Pricing: According to BCG analysis, about 70% of consumers express a willingness to pay a 5% premium for sustainable goods, with 10% of consumers willing to pay 25% more (2). At the same time, a recent BCG survey revealed that, while customers often say they are concerned with purchasing sustainably, they rarely do, implying that your company’s products would have to provide clear benefits to customers to nudge them toward acting on their intentions and paying a premium for your sustainable products (3).

New revenue streams: Sustainability efforts can help unlock new business models that may enable your company to take advantage of new revenue streams. These new business models can also de-risk your products and services in the face of climate shocks by diversifying offerings. While this would likely entail changing operational and business models, taking advantage of the fast-growing sustainability-centric market will likely lead to more robust and higher revenues, future-proofing corporate health.

Employee productivity: A strong and clear purpose like sustainability often leads to stronger identification of employees with their employer and allows them to see themselves as part of something bigger, regardless of their role. This boosts morale and motivation. In fact, mission-driven companies with a clear purpose benefit from higher labor productivity and are twice as likely to have a high total shareholder return (4, 5).

Cost of operations: On average, reducing up to 50% of direct carbon emissions can come at a net-zero cost to businesses (6), p15. Cost premiums for sustainable alternatives are projected to decline over the coming years, with solar power having already reached cost parity in most major countries, and other renewable energy sources and sustainability approaches projected to reach parity in the coming years and decades (7). As technology progresses, more sustainability solutions are likely to reach parity or be even cheaper than current standard practices.
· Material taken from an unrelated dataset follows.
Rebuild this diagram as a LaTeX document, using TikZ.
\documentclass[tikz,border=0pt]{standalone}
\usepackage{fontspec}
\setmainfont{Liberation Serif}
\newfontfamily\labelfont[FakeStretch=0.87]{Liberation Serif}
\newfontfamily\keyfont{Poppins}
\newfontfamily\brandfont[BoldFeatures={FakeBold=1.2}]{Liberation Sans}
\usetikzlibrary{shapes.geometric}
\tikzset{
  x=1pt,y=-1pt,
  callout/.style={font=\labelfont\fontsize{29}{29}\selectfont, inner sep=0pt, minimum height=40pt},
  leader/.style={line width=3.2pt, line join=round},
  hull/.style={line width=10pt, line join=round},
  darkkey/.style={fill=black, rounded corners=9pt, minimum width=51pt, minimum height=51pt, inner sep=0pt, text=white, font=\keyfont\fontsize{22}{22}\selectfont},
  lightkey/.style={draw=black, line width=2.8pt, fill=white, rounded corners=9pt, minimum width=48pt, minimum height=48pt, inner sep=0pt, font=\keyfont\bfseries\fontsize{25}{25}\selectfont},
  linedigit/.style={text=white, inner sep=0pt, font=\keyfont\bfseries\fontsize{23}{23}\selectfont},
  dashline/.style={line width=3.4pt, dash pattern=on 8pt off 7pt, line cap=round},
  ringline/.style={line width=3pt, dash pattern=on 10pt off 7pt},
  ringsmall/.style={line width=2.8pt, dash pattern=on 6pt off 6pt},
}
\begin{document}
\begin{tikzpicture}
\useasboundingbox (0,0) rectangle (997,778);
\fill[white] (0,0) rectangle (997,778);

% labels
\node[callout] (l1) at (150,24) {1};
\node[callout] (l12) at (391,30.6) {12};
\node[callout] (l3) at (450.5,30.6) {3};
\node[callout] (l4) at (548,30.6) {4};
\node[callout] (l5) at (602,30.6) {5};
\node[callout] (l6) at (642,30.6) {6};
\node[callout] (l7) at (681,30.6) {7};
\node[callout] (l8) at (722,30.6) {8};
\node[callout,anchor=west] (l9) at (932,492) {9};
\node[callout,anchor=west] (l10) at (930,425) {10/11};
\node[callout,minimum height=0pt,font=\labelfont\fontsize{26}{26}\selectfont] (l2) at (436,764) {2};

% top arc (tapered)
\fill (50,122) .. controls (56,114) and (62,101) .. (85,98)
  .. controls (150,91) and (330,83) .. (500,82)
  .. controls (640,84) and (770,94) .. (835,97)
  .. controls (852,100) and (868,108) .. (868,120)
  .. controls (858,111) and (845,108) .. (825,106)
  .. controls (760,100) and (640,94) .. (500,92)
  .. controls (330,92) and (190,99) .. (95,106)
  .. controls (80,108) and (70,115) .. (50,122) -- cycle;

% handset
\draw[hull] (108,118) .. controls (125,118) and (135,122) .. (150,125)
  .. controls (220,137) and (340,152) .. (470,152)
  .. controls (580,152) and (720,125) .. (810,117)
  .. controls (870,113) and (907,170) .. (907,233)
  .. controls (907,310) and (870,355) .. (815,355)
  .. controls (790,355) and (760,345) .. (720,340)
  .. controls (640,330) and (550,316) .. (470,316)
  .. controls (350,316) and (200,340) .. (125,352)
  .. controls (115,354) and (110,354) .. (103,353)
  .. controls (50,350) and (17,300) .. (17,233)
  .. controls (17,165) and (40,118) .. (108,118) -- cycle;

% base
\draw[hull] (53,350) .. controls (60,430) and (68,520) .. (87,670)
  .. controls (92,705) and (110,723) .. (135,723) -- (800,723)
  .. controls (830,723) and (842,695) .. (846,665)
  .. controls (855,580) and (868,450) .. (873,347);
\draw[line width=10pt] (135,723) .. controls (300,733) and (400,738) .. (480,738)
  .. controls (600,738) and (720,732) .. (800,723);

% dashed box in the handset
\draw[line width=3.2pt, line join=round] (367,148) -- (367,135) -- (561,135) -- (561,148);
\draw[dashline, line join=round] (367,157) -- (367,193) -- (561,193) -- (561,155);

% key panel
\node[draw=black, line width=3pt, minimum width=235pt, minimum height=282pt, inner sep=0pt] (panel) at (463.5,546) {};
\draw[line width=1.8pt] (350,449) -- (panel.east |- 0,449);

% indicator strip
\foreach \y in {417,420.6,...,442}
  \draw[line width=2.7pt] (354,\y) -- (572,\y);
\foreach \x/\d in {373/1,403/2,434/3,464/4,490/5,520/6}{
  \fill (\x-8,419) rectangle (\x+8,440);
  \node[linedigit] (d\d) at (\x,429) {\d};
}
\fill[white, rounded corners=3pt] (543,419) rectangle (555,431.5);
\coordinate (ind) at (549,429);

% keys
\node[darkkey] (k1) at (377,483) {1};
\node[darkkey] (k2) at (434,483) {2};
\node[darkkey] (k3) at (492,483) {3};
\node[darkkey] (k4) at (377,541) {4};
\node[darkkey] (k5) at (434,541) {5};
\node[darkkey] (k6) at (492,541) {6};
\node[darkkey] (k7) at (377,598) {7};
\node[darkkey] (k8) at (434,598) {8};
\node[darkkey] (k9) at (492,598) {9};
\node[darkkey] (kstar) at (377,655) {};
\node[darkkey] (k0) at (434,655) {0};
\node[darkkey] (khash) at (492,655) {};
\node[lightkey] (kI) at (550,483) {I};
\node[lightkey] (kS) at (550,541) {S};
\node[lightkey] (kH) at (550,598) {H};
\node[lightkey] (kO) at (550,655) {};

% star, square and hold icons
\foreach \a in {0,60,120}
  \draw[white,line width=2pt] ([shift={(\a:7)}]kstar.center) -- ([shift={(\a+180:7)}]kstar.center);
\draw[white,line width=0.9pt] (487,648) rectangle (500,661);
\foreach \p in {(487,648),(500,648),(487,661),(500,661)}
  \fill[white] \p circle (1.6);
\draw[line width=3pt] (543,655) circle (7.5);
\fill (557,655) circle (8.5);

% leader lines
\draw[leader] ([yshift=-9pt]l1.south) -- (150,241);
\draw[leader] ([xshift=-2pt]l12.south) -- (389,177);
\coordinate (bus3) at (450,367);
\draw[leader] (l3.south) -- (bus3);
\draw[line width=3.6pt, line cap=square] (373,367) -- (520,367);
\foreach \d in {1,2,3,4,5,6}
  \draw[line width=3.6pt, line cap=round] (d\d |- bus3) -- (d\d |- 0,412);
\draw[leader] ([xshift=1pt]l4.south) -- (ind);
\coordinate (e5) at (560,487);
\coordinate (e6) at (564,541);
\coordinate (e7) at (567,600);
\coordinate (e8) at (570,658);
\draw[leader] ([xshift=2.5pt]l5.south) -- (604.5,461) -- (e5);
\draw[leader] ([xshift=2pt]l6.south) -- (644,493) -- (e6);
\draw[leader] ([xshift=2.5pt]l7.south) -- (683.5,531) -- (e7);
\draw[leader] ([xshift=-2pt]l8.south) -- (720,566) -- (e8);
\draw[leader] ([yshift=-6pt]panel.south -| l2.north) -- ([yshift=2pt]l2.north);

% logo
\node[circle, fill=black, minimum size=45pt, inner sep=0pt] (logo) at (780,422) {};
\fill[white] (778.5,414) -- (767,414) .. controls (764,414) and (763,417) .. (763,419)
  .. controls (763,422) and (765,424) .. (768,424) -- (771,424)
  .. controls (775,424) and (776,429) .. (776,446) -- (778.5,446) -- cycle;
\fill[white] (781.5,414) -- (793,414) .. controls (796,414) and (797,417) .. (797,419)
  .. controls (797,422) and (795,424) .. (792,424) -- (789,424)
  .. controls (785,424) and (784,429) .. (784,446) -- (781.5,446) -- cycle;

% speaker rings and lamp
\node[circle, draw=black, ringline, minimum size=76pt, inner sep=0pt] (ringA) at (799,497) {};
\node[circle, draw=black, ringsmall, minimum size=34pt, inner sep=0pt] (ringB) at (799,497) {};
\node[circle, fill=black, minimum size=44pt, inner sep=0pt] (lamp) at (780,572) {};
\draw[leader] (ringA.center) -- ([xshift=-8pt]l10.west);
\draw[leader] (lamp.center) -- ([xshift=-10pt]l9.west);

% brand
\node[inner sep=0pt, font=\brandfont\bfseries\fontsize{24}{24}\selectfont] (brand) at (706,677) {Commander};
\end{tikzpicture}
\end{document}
Design to value: Climate-friendly product designs often feature more efficient and sustainable materials, or use existing materials more efficiently and sustainably, potentially reducing associated production costs as well. Some companies are already finding that sustainable materials and approaches are or are becoming more cost-effective than their previous practices as they redesign their supply chains (8) p17.

Access to financing/cost of capital: Climate front-runners can benefit from lower cost of debt and superior access to preferred capital as green financial instruments (e.g., green bonds) gain in popularity. More institutional and retail investors, as well as corporations like Apple, Verizon, Pepsi, and Walmart, are increasing their investments in green markets (9) p17. These green instruments provide cheaper capital to entities for sustainability investments. For example, ELYSIS, a company dedicated to creating low-carbon aluminum, received $10 million from Apple’s green bond program by 2022 (10). In addition, organizations implementing environmental measures often benefit from grants & subsidies from governmental programs. For instance, Hyundai and LG benefitted from local, state-level, and federal subsidies and tax breaks when investing in an EV and battery plant in Georgia, USA (11).

Employee acquisition and retention: ESG-frontrunners are more attractive employers – particularly for younger professionals – and have higher retention rates than their peers. A December 2020 survey by BCG and The Network showed that around half of all employees see sustainability as a reason to switch from, or not choose, an employer (12) p13. As sustainability continues to be a priority for new hires, it will become increasingly important to create and follow through on climate initiatives to attract and retain talent.

Brand value and market valuation: Taking climate action can lead to improved brand awareness and purpose, as well as improved valuations from investors. The clarity of purpose provided by a strong climate ambition can aid in aligning public perception with your brand’s positive climate impact, creating good-will and brand value. Additionally, total shareholder returns for the top quartile of environmental performers were an average of three percentage points higher than peer companies, with climate leaders performing better than competitors in most sectors, including aviation, CPG, shipping, chemicals, and cement (13) p18.